Task prompt:
Check each line of the records below and collect those that include the word "What".
** start Raw records **
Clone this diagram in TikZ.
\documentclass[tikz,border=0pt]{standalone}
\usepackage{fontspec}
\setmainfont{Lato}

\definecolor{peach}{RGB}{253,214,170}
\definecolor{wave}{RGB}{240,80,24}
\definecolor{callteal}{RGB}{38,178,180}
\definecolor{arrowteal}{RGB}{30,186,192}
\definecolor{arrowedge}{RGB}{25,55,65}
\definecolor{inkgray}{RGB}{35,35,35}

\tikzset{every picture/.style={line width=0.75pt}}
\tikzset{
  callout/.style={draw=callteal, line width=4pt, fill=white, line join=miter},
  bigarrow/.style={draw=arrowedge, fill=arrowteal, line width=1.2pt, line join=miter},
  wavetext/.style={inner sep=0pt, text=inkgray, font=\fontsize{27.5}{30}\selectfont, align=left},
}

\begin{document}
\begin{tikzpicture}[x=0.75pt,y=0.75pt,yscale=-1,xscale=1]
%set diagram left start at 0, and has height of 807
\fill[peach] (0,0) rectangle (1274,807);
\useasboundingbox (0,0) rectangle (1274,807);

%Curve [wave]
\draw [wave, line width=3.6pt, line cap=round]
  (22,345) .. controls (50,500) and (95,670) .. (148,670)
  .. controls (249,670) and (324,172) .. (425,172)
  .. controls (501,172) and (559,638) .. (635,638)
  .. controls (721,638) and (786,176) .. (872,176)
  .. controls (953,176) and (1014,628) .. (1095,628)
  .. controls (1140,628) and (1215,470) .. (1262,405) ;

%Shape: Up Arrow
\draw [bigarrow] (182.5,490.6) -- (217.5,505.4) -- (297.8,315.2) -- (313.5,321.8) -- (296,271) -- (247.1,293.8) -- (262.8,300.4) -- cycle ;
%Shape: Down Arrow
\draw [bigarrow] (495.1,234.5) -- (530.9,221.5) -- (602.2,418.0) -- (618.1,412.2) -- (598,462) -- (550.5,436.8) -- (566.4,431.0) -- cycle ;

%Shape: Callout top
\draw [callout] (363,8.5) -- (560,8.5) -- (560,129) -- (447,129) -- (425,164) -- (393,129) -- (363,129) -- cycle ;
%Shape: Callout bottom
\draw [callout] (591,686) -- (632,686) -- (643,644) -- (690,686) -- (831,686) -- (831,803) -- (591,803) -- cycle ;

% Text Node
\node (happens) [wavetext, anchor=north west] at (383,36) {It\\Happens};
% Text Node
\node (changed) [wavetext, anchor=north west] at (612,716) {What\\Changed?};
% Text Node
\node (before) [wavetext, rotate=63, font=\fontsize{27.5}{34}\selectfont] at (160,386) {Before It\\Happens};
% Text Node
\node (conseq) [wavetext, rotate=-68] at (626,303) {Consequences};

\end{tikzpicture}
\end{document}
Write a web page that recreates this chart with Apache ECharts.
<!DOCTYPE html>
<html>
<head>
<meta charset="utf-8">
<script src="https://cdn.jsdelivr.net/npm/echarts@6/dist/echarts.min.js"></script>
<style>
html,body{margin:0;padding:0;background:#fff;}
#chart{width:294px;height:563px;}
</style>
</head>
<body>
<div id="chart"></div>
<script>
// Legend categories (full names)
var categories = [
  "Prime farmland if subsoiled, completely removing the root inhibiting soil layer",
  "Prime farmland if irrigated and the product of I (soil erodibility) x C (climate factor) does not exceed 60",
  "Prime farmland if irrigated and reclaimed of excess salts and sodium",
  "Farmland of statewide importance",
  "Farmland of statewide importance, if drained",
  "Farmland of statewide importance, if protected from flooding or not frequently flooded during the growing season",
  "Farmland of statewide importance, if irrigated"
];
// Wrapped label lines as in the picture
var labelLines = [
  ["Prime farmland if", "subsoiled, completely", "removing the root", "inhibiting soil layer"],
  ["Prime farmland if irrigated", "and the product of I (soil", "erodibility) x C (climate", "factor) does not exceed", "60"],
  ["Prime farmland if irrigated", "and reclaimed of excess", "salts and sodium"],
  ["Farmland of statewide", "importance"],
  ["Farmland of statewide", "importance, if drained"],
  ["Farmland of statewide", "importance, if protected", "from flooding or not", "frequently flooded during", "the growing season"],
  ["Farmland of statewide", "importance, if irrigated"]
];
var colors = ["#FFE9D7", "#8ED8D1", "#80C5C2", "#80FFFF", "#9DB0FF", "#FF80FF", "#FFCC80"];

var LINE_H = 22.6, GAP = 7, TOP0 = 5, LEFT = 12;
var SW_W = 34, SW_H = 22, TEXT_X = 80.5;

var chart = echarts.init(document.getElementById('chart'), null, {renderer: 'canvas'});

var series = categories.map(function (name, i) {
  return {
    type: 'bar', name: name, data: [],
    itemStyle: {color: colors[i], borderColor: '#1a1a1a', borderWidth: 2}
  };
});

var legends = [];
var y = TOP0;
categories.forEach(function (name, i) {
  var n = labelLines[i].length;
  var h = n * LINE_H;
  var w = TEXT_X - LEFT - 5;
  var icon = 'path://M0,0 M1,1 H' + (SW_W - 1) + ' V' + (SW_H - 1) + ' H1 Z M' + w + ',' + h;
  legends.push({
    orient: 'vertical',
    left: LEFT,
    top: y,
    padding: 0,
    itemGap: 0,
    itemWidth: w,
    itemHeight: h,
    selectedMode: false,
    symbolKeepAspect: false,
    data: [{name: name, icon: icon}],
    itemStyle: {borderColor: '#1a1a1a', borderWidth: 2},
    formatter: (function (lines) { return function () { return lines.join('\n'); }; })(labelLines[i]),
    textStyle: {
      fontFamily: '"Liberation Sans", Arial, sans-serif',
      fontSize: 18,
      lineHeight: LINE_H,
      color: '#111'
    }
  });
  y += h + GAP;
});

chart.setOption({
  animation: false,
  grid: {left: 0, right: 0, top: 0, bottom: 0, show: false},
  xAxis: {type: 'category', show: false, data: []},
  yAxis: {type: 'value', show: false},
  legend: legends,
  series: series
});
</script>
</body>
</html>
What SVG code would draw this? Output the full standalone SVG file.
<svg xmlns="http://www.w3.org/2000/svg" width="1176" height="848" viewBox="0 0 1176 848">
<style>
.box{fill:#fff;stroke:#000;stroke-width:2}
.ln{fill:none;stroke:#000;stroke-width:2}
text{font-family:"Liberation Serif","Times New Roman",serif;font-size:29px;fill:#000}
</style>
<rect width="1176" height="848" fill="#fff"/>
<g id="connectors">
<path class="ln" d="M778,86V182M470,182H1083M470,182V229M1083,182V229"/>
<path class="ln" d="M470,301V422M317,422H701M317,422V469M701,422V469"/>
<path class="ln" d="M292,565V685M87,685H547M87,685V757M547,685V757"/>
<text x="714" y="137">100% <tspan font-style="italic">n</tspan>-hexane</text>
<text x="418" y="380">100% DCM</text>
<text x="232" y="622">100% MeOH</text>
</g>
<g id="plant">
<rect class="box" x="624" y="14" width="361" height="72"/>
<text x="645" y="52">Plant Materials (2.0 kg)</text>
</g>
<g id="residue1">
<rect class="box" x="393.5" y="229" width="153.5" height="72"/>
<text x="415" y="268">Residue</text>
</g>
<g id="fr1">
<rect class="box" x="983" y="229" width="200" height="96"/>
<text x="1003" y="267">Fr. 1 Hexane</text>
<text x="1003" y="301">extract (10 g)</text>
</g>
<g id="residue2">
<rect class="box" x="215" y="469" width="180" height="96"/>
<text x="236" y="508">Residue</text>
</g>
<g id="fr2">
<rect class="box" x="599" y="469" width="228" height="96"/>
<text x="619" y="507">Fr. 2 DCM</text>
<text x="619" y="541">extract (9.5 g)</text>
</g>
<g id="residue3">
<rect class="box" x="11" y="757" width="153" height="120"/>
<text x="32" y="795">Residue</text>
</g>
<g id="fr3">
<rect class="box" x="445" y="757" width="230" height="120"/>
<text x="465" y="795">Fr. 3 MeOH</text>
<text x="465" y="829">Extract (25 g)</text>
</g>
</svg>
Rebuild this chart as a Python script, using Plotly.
** end Raw records **
Solution to this problem:
\node (changed) [wavetext, anchor=north west] at (612,716) {What\\Changed?};
What SVG code would draw this? Output the full standalone SVG file.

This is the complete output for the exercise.